REQUIREMENT: Show every line where "script" occurs.

SOURCE DATA:

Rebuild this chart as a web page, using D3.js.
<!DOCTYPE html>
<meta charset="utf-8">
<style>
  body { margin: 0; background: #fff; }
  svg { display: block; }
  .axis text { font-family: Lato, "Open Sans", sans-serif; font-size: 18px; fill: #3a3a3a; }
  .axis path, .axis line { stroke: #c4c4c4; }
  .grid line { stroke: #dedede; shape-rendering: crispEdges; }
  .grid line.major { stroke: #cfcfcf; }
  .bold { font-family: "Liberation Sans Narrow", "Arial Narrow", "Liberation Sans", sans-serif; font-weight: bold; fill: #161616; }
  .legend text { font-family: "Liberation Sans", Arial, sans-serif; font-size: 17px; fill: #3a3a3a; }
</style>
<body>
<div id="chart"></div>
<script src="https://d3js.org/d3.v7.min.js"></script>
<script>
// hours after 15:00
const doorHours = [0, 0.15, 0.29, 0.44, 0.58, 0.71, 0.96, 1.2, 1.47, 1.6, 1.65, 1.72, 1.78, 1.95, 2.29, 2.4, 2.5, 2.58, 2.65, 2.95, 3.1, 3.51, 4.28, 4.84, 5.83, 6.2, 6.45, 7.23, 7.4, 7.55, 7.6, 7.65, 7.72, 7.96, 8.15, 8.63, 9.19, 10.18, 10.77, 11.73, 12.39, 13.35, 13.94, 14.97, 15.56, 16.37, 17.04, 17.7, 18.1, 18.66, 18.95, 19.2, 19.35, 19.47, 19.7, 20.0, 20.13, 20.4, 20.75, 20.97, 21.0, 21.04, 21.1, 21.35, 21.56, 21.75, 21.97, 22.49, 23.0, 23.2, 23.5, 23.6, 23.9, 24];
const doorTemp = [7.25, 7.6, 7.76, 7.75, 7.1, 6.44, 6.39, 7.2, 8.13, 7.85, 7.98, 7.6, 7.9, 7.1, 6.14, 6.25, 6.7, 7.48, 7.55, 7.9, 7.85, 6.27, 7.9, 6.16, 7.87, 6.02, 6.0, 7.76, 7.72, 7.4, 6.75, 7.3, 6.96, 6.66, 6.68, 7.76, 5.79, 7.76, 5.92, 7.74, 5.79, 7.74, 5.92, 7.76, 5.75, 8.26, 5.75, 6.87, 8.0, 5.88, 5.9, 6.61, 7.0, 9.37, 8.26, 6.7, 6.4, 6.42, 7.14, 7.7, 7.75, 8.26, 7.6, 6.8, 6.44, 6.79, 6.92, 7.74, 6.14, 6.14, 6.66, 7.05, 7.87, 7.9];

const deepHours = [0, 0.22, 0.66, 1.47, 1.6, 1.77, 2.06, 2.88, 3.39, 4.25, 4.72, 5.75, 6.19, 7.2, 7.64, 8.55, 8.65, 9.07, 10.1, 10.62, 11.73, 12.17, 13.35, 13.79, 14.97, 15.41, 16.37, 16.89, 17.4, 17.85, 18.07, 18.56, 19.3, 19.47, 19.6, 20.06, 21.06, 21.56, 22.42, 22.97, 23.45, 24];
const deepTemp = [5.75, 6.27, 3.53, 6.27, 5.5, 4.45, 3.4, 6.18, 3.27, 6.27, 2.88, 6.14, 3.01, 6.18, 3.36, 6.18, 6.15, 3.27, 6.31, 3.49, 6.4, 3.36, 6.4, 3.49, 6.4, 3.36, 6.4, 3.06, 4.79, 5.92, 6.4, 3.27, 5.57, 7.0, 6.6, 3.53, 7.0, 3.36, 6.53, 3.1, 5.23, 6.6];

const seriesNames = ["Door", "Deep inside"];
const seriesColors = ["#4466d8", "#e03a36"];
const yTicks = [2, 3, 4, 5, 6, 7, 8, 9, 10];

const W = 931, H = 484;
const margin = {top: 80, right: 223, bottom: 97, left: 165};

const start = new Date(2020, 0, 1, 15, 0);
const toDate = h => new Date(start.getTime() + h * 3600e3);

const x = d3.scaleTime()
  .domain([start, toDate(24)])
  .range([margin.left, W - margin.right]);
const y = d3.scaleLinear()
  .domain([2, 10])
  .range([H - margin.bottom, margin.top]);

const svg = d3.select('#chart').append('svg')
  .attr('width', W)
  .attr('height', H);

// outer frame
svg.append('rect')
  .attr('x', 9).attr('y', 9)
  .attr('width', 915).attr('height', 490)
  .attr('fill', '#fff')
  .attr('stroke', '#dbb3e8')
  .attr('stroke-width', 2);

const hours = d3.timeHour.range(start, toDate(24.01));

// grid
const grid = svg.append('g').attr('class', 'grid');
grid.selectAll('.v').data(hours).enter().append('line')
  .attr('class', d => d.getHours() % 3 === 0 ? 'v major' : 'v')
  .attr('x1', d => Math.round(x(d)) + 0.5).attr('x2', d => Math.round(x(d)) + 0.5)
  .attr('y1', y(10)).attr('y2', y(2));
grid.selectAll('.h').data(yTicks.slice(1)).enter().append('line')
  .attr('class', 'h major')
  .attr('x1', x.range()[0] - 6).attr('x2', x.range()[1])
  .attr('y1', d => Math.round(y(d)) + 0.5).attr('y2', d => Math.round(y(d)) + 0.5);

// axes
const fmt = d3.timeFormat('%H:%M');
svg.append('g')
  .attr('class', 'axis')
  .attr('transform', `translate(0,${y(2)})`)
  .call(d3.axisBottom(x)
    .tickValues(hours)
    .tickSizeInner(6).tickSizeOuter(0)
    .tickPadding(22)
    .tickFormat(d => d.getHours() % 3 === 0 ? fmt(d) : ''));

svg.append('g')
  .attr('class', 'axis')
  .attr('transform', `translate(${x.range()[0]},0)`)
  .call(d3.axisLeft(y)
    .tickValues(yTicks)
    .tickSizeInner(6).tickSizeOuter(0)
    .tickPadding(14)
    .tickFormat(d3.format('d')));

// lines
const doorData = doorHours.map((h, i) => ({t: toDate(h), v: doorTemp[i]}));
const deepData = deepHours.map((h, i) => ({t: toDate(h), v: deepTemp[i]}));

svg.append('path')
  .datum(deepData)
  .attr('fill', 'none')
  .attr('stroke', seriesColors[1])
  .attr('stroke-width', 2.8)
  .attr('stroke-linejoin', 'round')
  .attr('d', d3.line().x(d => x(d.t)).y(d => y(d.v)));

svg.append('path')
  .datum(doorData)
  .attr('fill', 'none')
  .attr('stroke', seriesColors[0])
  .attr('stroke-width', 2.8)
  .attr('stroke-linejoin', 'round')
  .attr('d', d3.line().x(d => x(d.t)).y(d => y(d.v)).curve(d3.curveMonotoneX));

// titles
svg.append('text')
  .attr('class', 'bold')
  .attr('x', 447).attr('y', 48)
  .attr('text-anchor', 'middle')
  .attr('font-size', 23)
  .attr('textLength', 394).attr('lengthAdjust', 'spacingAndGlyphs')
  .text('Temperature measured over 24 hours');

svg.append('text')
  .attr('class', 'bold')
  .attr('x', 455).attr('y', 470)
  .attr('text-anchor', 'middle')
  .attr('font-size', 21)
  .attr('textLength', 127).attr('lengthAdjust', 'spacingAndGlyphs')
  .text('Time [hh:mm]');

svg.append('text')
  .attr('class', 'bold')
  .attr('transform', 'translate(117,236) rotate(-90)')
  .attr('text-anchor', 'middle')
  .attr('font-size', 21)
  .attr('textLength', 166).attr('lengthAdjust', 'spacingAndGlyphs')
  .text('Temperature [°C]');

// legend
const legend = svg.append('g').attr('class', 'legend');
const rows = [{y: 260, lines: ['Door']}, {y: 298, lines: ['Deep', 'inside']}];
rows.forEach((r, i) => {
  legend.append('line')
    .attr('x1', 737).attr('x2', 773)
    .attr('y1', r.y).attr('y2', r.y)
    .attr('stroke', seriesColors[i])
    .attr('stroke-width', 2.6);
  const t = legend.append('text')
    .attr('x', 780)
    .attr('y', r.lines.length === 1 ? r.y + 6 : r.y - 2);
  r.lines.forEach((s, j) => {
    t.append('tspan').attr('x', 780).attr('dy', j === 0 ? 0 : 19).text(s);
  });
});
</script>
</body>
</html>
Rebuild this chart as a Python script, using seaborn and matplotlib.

ANSWER TO THE EXERCISE:
<script src="https://d3js.org/d3.v7.min.js"></script>
<script>
</script>
Rebuild this chart as a Python script, using seaborn and matplotlib.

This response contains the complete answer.